What about jealousy between her and her peers? Last year's release of The Mother (starring Anne Reid) and Calendar Girls (starring every great English actress of a certain age, including James) proved that this country is blessed with a plethora of talented older actresses. "There are so many of us. Calendar Girls made that screamingly clear. But there was never any overt rivalry on the set, although I suppose some must have existed." In fact, James's only complaint about the film came when the others took their clothes off. "I tried to take my clothes off, too. I remember doing some trial photos with a Polaroid at home to see what I'd look like. Calendar Girls was so tastefully done that I'd have loved to do it. But they weren't having it. I was the baddie and that was that."
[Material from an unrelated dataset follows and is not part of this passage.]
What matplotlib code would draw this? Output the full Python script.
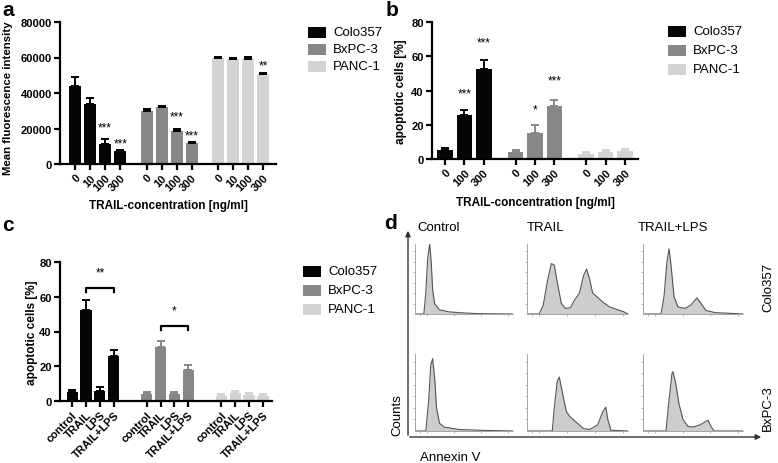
import matplotlib
matplotlib.use("Agg")
import matplotlib.pyplot as plt
from matplotlib.patches import Rectangle
import numpy as np

plt.rcParams['font.family'] = ['Liberation Sans', 'DejaVu Sans']

# ---- data ----
lines = ["Colo357", "BxPC-3", "PANC-1"]
colors = ["#050505", "#878787", "#d3d3d3"]

# panel a: mean fluorescence intensity
conc_a = ["0", "10", "100", "300"]
mfi_colo = [43800, 34000, 11500, 7500]
mfi_colo_err = [5000, 3200, 2500, 400]
mfi_bxpc = [30000, 32000, 18500, 12000]
mfi_bxpc_err = [1000, 400, 1000, 500]
mfi_panc = [60000, 59000, 59000, 50500]
mfi_panc_err = [500, 900, 1200, 700]
stars_a = [[None, None, "***", "***"], [None, None, "***", "***"], [None, None, None, "**"]]
stars_a_y = [[0, 0, 20800, 11800], [0, 0, 27000, 16300], [0, 0, 0, 55700]]

# panel b: apoptotic cells vs concentration
conc_b = ["0", "100", "300"]
apo_colo = [5, 25.5, 52.5]
apo_colo_err = [1.2, 3, 5.5]
apo_bxpc = [4, 15, 31]
apo_bxpc_err = [1, 5, 3.5]
apo_panc = [3, 4, 4.5]
apo_panc_err = [1.3, 1.3, 1.3]
stars_b = [[None, "***", "***"], [None, "*", "***"], [None, None, None]]
stars_b_y = [[0, 38, 68], [0, 29, 45.6], [0, 0, 0]]

# panel c: treatments
treat = ["control", "TRAIL", "LPS", "TRAIL+LPS"]
trt_colo = [5, 52.5, 6, 26]
trt_colo_err = [1.2, 5.5, 2, 3.5]
trt_bxpc = [4, 31, 4, 18]
trt_bxpc_err = [1, 3.5, 1.3, 3]
trt_panc = [3, 4.5, 3.5, 3]
trt_panc_err = [1.3, 1, 1.2, 1.3]
bracket_c_y = [65, 43]
bracket_c_txt = ["**", "*"]

# panel d: flow histograms (relative Annexin V position, relative counts)
hist_cols = ["Control", "TRAIL", "TRAIL+LPS"]
hist_rows = ["Colo357", "BxPC-3"]
h_colo_ctrl_x = [0, 0.09, 0.11, 0.13, 0.15, 0.165, 0.18, 0.2, 0.25, 0.35, 0.5, 0.65, 1.0]
h_colo_ctrl_y = [0, 0, 0.3, 0.8, 1.0, 0.75, 0.35, 0.15, 0.06, 0.03, 0.015, 0.005, 0]
h_colo_trail_x = [0, 0.12, 0.16, 0.2, 0.24, 0.27, 0.3, 0.34, 0.38, 0.43, 0.47, 0.52, 0.56,
                  0.59, 0.62, 0.65, 0.69, 0.75, 0.82, 0.9, 0.96, 1.0]
h_colo_trail_y = [0, 0, 0.12, 0.45, 0.72, 0.7, 0.45, 0.15, 0.08, 0.09, 0.2, 0.3, 0.55,
                  0.64, 0.5, 0.3, 0.25, 0.17, 0.1, 0.06, 0.03, 0]
h_colo_tl_x = [0, 0.18, 0.21, 0.24, 0.26, 0.28, 0.31, 0.35, 0.42, 0.48, 0.54, 0.58, 0.63, 0.72, 1.0]
h_colo_tl_y = [0, 0, 0.25, 0.75, 0.93, 0.7, 0.25, 0.1, 0.08, 0.13, 0.23, 0.15, 0.05, 0.02, 0]
h_bx_ctrl_x = [0, 0.11, 0.14, 0.16, 0.18, 0.2, 0.22, 0.25, 0.3, 0.45, 0.7, 1.0]
h_bx_ctrl_y = [0, 0, 0.4, 0.85, 0.94, 0.7, 0.3, 0.1, 0.05, 0.02, 0.008, 0]
h_bx_trail_x = [0, 0.25, 0.27, 0.3, 0.32, 0.35, 0.39, 0.43, 0.5, 0.56, 0.62, 0.7, 0.75,
                0.78, 0.8, 0.83, 1.0]
h_bx_trail_y = [0, 0, 0.3, 0.65, 0.7, 0.5, 0.25, 0.18, 0.1, 0.03, 0.02, 0.08, 0.25,
                0.31, 0.15, 0.01, 0]
h_bx_tl_x = [0, 0.23, 0.26, 0.29, 0.3, 0.33, 0.36, 0.4, 0.45, 0.5, 0.57, 0.65, 0.68, 0.71, 1.0]
h_bx_tl_y = [0, 0, 0.4, 0.75, 0.77, 0.6, 0.35, 0.15, 0.06, 0.05, 0.08, 0.14, 0.06, 0.0, 0]

W, H = 778, 464
fig = plt.figure(figsize=(7.78, 4.64), dpi=100)

TICK_FS = 8
LAB_FS = 8.5


def box(l, t, r, b):
    # pixel box -> figure fraction
    return [l / W, 1 - b / H, (r - l) / W, (b - t) / H]


def prism(ax):
    for s in ["top", "right"]:
        ax.spines[s].set_visible(False)
    for s in ["left", "bottom"]:
        ax.spines[s].set_linewidth(1.6)
    ax.tick_params(direction="out", length=4, width=1.6, labelsize=TICK_FS, pad=2)
    for t in ax.get_yticklabels():
        t.set_fontweight("bold")


def bars(ax, groups, errs, stars, stars_y, labels, offset, ecolors):
    xs = []
    for g, (vals, err) in enumerate(zip(groups, errs)):
        x = g * offset + np.arange(len(vals))
        ax.bar(x, vals, width=0.8, color=colors[g], zorder=2)
        ax.errorbar(x, vals, yerr=[np.zeros(len(vals)), err], fmt="none",
                    ecolor=ecolors[g], elinewidth=1.4, capsize=3, capthick=1.4, zorder=3)
        if stars:
            for xi, s, sy in zip(x, stars[g], stars_y[g]):
                if s:
                    ax.text(xi, sy, s, ha="center", va="center", fontsize=8.5)
        xs.extend(x)
    ax.set_xticks(xs)
    ax.set_xticklabels(labels * len(groups), rotation=45, ha="right",
                       rotation_mode="anchor", fontweight="bold", fontsize=TICK_FS)
    return xs


# ---- panel a ----
ax = fig.add_axes(box(60, 23, 276, 165))
bars(ax, [mfi_colo, mfi_bxpc, mfi_panc], [mfi_colo_err, mfi_bxpc_err, mfi_panc_err],
     stars_a, stars_a_y, conc_a, 4.75, ["black"] * 3)
ax.set_xlim(-1, 13.35)
ax.set_ylim(0, 80000)
ax.set_yticks([0, 20000, 40000, 60000, 80000])
prism(ax)
ax.set_ylabel("Mean fluorescence intensity", fontsize=8.2, fontweight="bold")
ax.yaxis.set_label_coords(-0.218, 0.47)
ax.set_xlabel("TRAIL-concentration [ng/ml]", fontsize=LAB_FS, fontweight="bold")
ax.xaxis.set_label_coords(0.5, -0.25)

# ---- panel b ----
ax = fig.add_axes(box(432, 23, 638, 160))
bars(ax, [apo_colo, apo_bxpc, apo_panc], [apo_colo_err, apo_bxpc_err, apo_panc_err],
     stars_b, stars_b_y, conc_b, 3.64, colors)
ax.set_xlim(-0.67, 9.95)
ax.set_ylim(0, 80)
ax.set_yticks([0, 20, 40, 60, 80])
prism(ax)
ax.set_ylabel("apoptotic cells [%]", fontsize=LAB_FS, fontweight="bold")
ax.yaxis.set_label_coords(-0.121, 0.5)
ax.set_xlabel("TRAIL-concentration [ng/ml]", fontsize=LAB_FS, fontweight="bold")
ax.xaxis.set_label_coords(0.5, -0.27)

# ---- panel c ----
ax = fig.add_axes(box(60, 263, 272, 402))
bars(ax, [trt_colo, trt_bxpc, trt_panc], [trt_colo_err, trt_bxpc_err, trt_panc_err],
     None, None, treat, 5.36, colors)
ax.set_xlim(-0.87, 14.37)
ax.set_ylim(0, 80)
ax.set_yticks([0, 20, 40, 60, 80])
prism(ax)
ax.set_ylabel("apoptotic cells [%]", fontsize=LAB_FS, fontweight="bold")
ax.yaxis.set_label_coords(-0.104, 0.5)
for g, (by, txt) in enumerate(zip(bracket_c_y, bracket_c_txt)):
    x1, x2 = g * 5.36 + 1, g * 5.36 + 3
    ax.plot([x1, x1, x2, x2], [by - 2, by, by, by - 2], color="black", lw=1.6, clip_on=False)
    ax.text((x1 + x2) / 2, by + 9, txt, ha="center", va="center", fontsize=8.5)

# ---- panel d: histograms ----
hx = [[h_colo_ctrl_x, h_colo_trail_x, h_colo_tl_x], [h_bx_ctrl_x, h_bx_trail_x, h_bx_tl_x]]
hy = [[h_colo_ctrl_y, h_colo_trail_y, h_colo_tl_y], [h_bx_ctrl_y, h_bx_trail_y, h_bx_tl_y]]
col_px = [(415, 513), (527, 628), (643, 743)]
row_px = [(245, 315), (355, 432)]
for r in range(2):
    for c in range(3):
        a = fig.add_axes(box(col_px[c][0], row_px[r][0], col_px[c][1], row_px[r][1]))
        a.fill_between(hx[r][c], hy[r][c], color="#cdcdcd", lw=0)
        a.plot(hx[r][c], hy[r][c], color="#555555", lw=0.8)
        a.set_xlim(0, 1)
        a.set_ylim(0, 1)
        for s in ["top", "right"]:
            a.spines[s].set_visible(False)
        for s in ["left", "bottom"]:
            a.spines[s].set_linewidth(0.6)
            a.spines[s].set_color("#999999")
        a.set_xticks([0.05, 0.12, 0.4, 0.67, 0.95])
        a.set_yticks([0.15, 0.3, 0.45, 0.6, 0.75, 0.9])
        a.tick_params(length=1.5, width=0.5, color="#999999", labelbottom=False, labelleft=False)
        a.patch.set_alpha(0)

# ---- overlay: labels, legends, arrows ----
ov = fig.add_axes([0, 0, 1, 1])
ov.set_xlim(0, W)
ov.set_ylim(H, 0)
ov.axis("off")
ov.patch.set_alpha(0)

for lab, (x, y) in zip("abcd", [(8, 1), (392, 1), (8, 216), (391, 214)]):
    ov.text(x, y, lab, fontsize=15, fontweight="bold", ha="center", va="top")


def legend(x, ys):
    for y, col, name in zip(ys, colors, lines):
        ov.add_patch(Rectangle((x, y - 5.5), 18, 11, color=col, lw=0))
        ov.text(x + 25, y, name, va="center", ha="left", fontsize=9.5)


legend(308, [33, 50, 67])
legend(668, [32, 51, 70])
legend(303, [272, 291, 310])

ov.annotate("", xy=(408, 229), xytext=(408, 439),
            arrowprops=dict(arrowstyle="-|>", color="#333333", lw=1, mutation_scale=8))
ov.annotate("", xy=(764, 438), xytext=(407, 438),
            arrowprops=dict(arrowstyle="-|>", color="#333333", lw=1, mutation_scale=8))
for name, x in zip(hist_cols, [417, 527, 638]):
    ov.text(x, 228, name, fontsize=9.5, ha="left", va="center")
for name, y in zip(hist_rows, [287, 408]):
    ov.text(768, y, name, fontsize=9.5, rotation=90, ha="center", va="center")
ov.text(397, 415, "Counts", fontsize=9.5, rotation=90, ha="center", va="center")
ov.text(420, 458, "Annexin V", fontsize=9.5, ha="left", va="center")

fig.savefig("out.png", dpi=100)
James grew up in Maidenhead with her cardiologist father and housewife mother. Her parents had an unhappy and loveless marriage, and James found escape in the plays put on by her boarding school, Down House. Becoming an actress was no easy prospect for a well-educated young lady. "I had to rebel and go against quite a strong family idea. They stopped me having any money; they were horrible to me. This was the Sixties. Flower power and miniskirts were all very well, but we were still expected to settle down and marry some nice boy from the Home Counties."

Instead, she met Blatchley at drama school. She is disarmingly frank about their marriage. "We've had our ups and our downs, our ons and our offs. When we started going out together, he was a very successful actor and I was just starting off. Then I started to do a lot quite quickly, and that completely changed our relationship."

She decided to give up acting if she hadn't made it by 30. At 30, the offers began to pour in - a role as Emma Hamilton in a mini-series about Admiral Nelson, The Jewel in the Crown and Gandhi all followed.

"I was brought up very traditionally to think the man should be the breadwinner. My concerns were all about fulfilling an image that has been dreamt up for you. My parents were stuck in the idea of what a marriage should be, and they divorced. So I've tried to take the word 'should' out of my vocabulary. Jo and I have a marriage based on friendship, which means hopefully you can survive. I'm so glad we have."

James held another ambition in her youth, one that made its impact felt only when middle age approached. "My fantasy was to have a home in the country with six children, all with different fathers. The fathers would come down occasionally and provide for us. I thought that was a marvellous solution - just me and all my kids." In fact, she had her first child, Eleanor, at 35 - "They called me an elder prima gravida. I sounded like an elephant" - then waited a few years before she tried for her second. "It was too late. My GP said, 'Forget it and you'll get pregnant.' I forgot it and a whole year went by. I had to go and have some counselling because it was taking over my whole life. I'd wander around Mothercare, looking at the baby things. I remember filming Band of Gold and calling Jo to say I was ovulating and he had to get the next train up. It put an awful strain on things."

In the end, she was diagnosed as having endometriosis. These days she says the hurt has passed and she has new concerns. At 53 she is more aware of her own mortality. "I sound like a neurotic old bag," she admits. "But I've lost so many friends to cancer. At 50 I thought I'd have an MOT. The doctor wanted to know why I was worrying." She explained her family history - her father died of bowel cancer and her mother and sister had both fought off the disease. "He put me on to a specialist and I read the notes he passed on. They said, 'This woman is a cancer-phobe.' I know they're terribly busy, but isn't it better to check these things out early on?"

Her work continues apace with preparations for a role in the new ITV drama Jane Hall's Big Bad Bus Ride. She hopes it will make another notch on her bedpost of interesting characters. The transformation still remains the important thing to this actor's actor. She felt thrilled recently when asked to do a voiceover. "What accent do they want?" she asked. "Just your usual Yorkshire accent," came the reply.

"That was a lovely moment," she says with a smile.